### EXERCISE
Only the number is wanted: how many lines of the data contain "code"?

### DATA LISTING
++++++++

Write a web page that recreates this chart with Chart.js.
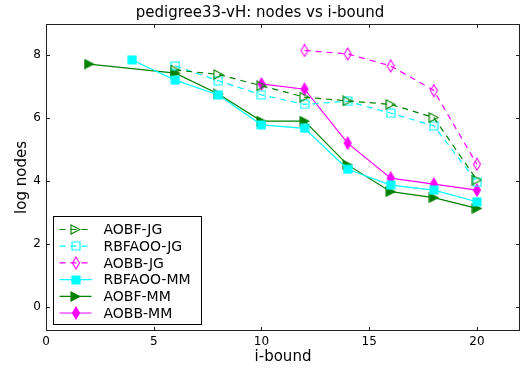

++++++++

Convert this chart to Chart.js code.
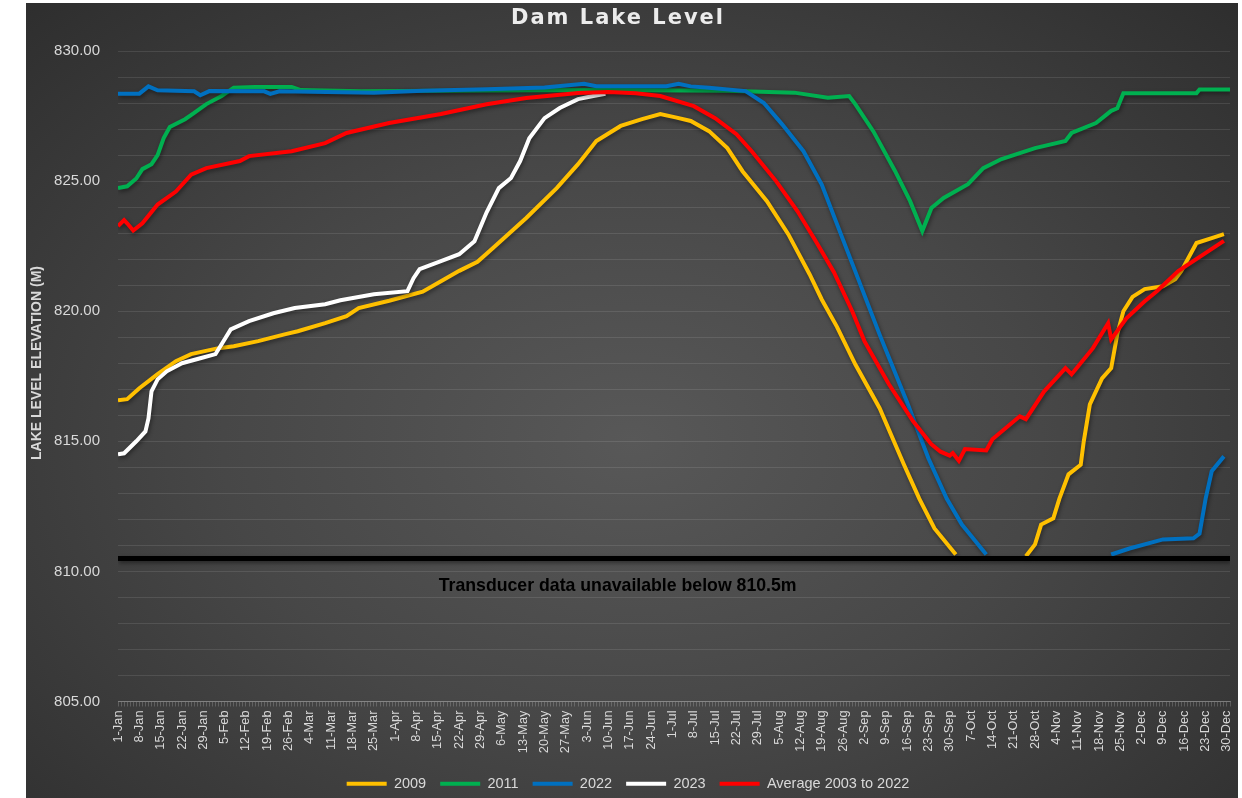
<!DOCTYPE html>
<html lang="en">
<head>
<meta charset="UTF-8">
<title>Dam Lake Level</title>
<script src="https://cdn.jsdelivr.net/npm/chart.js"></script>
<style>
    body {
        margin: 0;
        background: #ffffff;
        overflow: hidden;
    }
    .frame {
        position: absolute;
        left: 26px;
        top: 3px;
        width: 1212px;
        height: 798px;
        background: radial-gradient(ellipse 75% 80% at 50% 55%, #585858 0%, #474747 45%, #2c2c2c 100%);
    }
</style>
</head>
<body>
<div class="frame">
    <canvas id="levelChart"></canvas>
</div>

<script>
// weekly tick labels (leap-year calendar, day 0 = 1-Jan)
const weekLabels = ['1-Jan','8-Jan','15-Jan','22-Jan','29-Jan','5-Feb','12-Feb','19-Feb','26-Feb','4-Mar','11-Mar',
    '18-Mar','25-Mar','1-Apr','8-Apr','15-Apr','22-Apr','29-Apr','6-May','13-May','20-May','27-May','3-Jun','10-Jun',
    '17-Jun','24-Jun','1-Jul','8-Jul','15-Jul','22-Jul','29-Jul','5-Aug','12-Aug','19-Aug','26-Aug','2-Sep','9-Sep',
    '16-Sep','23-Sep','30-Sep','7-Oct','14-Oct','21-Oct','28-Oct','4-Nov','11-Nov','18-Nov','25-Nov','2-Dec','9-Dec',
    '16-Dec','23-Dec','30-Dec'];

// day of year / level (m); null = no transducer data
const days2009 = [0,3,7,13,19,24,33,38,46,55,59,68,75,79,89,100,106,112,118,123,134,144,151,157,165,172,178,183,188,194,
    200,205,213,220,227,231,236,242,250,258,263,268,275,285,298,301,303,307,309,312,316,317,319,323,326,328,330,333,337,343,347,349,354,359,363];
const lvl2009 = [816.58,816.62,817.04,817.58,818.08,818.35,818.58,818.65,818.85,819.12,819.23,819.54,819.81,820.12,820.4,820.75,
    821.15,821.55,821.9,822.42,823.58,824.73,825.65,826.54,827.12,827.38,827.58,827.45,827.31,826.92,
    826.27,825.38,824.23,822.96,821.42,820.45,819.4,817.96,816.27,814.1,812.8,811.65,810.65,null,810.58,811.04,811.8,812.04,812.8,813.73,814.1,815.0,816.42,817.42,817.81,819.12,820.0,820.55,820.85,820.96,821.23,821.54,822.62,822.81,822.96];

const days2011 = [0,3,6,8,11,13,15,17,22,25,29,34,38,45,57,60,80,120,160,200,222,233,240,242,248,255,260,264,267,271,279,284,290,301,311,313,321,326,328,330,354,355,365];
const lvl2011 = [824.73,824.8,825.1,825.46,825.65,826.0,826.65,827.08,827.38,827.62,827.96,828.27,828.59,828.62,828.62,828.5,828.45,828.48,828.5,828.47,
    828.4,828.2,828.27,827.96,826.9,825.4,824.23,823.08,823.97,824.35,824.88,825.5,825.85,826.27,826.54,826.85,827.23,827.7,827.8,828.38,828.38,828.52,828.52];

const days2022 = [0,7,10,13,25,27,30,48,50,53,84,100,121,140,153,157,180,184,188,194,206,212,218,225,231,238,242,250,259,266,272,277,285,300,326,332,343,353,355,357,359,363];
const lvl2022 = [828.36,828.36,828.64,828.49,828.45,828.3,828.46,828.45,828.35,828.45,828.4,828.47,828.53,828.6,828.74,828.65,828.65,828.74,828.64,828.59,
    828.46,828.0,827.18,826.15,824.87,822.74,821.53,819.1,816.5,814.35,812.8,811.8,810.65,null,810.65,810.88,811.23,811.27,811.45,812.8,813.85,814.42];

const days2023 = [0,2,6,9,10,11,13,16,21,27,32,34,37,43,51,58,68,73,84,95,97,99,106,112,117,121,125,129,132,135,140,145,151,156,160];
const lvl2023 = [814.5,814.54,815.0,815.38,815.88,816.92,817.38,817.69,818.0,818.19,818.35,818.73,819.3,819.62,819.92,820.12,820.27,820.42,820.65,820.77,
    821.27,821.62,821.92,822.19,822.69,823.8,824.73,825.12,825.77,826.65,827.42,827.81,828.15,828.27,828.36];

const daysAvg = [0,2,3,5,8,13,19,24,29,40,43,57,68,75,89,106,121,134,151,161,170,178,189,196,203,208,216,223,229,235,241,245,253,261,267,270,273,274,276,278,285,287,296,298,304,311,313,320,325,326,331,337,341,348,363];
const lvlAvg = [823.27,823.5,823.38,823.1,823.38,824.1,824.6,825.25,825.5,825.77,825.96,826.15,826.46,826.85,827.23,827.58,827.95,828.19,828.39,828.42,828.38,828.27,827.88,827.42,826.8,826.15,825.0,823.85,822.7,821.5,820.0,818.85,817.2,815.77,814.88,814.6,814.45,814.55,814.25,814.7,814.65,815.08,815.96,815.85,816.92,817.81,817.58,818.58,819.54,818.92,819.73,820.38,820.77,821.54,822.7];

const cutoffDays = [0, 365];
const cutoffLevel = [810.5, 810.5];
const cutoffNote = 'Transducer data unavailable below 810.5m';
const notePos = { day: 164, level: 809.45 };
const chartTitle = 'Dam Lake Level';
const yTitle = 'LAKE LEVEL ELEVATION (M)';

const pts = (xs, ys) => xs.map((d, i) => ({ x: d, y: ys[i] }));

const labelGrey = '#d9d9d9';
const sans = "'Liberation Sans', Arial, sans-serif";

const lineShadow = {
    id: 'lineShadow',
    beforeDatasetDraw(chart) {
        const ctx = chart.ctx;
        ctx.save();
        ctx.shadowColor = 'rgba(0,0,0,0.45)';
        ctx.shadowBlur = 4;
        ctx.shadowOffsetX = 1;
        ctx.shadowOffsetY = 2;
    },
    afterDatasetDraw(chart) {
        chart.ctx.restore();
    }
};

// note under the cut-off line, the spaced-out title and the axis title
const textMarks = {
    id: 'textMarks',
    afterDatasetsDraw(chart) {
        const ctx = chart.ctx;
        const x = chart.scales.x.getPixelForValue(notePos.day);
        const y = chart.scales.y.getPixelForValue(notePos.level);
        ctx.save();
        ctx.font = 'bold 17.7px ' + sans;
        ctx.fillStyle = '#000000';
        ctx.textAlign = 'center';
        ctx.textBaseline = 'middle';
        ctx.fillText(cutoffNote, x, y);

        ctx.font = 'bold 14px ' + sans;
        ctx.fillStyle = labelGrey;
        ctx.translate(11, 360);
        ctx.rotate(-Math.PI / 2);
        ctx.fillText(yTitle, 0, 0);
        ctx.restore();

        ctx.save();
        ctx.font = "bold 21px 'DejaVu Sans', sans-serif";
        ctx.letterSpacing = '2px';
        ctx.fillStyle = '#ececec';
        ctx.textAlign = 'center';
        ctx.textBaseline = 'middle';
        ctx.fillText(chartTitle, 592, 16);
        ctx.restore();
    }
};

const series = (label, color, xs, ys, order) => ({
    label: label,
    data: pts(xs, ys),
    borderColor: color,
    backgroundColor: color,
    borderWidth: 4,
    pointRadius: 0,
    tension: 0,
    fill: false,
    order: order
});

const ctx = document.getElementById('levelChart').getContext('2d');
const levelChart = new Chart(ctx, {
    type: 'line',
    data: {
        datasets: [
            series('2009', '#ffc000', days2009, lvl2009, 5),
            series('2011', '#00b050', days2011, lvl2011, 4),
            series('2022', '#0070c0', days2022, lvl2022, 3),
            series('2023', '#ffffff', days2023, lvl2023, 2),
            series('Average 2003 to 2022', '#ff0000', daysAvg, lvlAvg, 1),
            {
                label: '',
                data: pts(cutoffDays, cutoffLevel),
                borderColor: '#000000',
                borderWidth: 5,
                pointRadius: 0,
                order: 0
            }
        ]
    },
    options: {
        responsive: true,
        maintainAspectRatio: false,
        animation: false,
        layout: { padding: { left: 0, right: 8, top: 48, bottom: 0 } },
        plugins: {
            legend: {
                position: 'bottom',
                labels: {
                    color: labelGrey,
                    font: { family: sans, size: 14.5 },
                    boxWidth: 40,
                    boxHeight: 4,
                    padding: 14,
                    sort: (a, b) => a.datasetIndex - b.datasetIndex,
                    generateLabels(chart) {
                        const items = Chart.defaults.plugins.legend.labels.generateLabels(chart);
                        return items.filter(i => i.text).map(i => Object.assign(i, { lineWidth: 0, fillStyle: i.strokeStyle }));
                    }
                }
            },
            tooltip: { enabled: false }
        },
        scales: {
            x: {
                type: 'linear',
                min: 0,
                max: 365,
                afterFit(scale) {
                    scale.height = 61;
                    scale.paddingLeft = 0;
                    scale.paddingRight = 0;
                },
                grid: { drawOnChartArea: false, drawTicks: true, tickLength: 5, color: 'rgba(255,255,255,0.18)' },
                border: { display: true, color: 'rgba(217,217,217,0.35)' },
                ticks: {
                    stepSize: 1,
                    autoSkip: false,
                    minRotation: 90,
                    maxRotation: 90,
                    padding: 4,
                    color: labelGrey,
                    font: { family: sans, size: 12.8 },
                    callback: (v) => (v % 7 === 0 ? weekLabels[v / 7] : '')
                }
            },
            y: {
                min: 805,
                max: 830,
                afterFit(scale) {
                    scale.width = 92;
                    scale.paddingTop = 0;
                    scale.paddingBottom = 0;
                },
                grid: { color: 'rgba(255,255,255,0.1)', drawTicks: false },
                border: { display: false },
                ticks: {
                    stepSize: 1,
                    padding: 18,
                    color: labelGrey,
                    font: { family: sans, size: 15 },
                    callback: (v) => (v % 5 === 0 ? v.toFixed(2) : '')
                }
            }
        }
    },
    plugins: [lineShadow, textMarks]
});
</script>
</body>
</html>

++++++++

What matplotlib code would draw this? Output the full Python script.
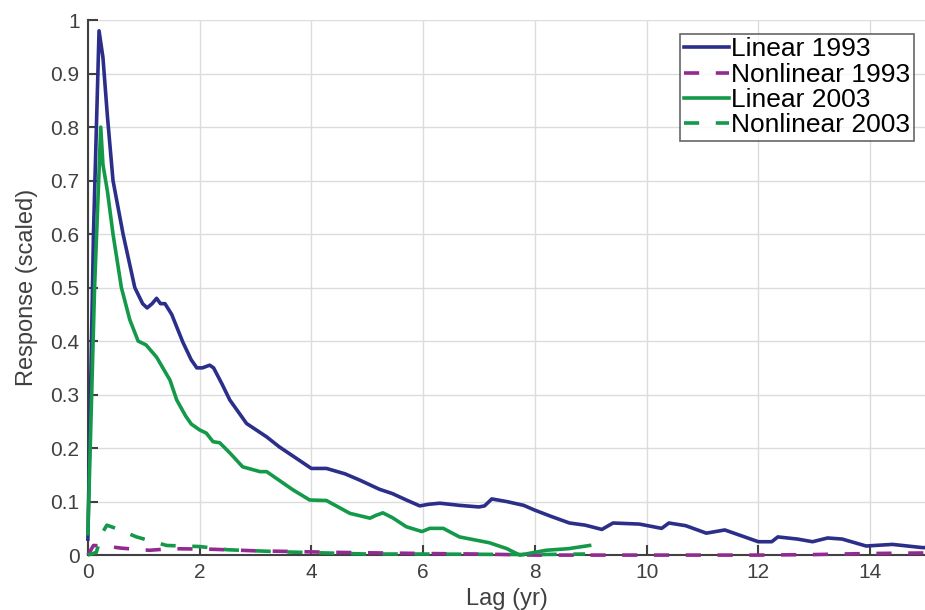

++++++++

### THE REPLY
2